In the past few weeks, have you seen or heard of petitioners hanging around the copper corridor with a sign reading, “45% PROPERTY TAX INCREASE FOR ALL OF PINAL COUNTY BY CENTRAL ARIZONA COLLEGE,” I am writing this editorial to inform you, from a student’s perspective, what this means to me and why it happened.
On May 19, 2015, the Pinal County Community College District Governing Board voted to accept the CAC budget for fiscal year 2015-2016.
This vote followed a truth in taxation hearing where board members voted to increase the current tax rate from $1.91 to $2.76 per $100 of net assessed valuation. In response to concerns expressed by local citizens, the CAC Governing Board voted on June 9 to change the tax rate to $2.30 per $100 of net assessed valuation.
A response to this tax rate included a committee called Citizens for Fair Taxation and chairman Garland Shreves to take action to recall and re-elect CAC’s governing board to make cost saving measures. With great sadness, I am writing because the committee received enough petitions to recall two of the four targeted board members. Petition signatures are currently undergoing verification.
I feel that most of the signatures from our side of the county were acquired through misinforming the public. From Mammoth’s La Casita to Kearny’s Norm’s Grocery, petitioners purposely advertised their sign in a way that was interpreted for all of Pinal County property taxes to increase by 45%, and that if you sign their petition, it won’t happen. Note CAC’s share of the property tax is only 14%, and CAC’s board voted their rate to 20%. Yet, petitioners advertised otherwise.
The initial rate increase was made from a 2-year period of careful consideration to Pinal County residents and CAC’s future. Before this, many cost containment measures were instituted. Please understand that CAC’s state funding was nearly lost this fiscal year.
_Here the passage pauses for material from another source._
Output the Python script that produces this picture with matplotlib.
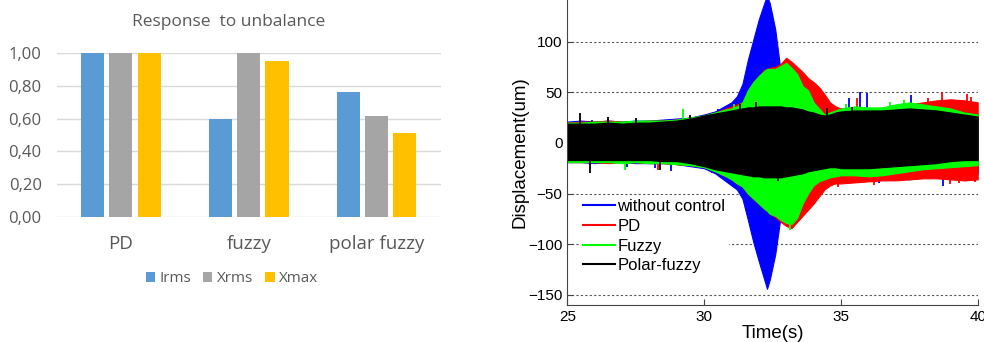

Also, since the year of 2006, state funding for CAC has decreased 80% and tuition has increased 64%.
What the people advertising for the recall in eastern Pinal county DID NOT tell you is that one of the so-called cost saving measures to keep from increasing taxes is to close the Aravaipa Campus.
To the recall supporters, the Aravaipa campus is seen as unnecessary and that its services could be given completely online.
As a student of the Aravaipa campus, I feel targeted. I am furious.
Aravaipa’s location is rural, serves the copper corridor, and aids students like me who cannot afford to attend the Signal Peak campus, or initially transfer to university.
Know this, the Aravaipa campus has yielded the best foundation of my academic career, an ultimate collegiate experience. This is true for many others and myself as students of the Copper Corridor. Advancement of my extremely rural area DEPENDS on Aravaipa as our ONLY access to higher education.
This facility offers vital services such as a learning center and library that teaches research methods, counseling services that assist students far beyond classrooms, financial aid, and many outreach programs. All of these services could never be substituted by online methods.
Closing the Aravaipa campus will terminate access to higher education, leaving my community of Pinal County behind to compete economically.
Why would anyone sign a petition to take away success from future Aravaipa attendees and myself? It’s vindictive. What saddens me is that signers of the petition did not know this. For the supporters of the recall, the message I receive is that higher-ed seeking students in eastern Pinal County are not worth the investment.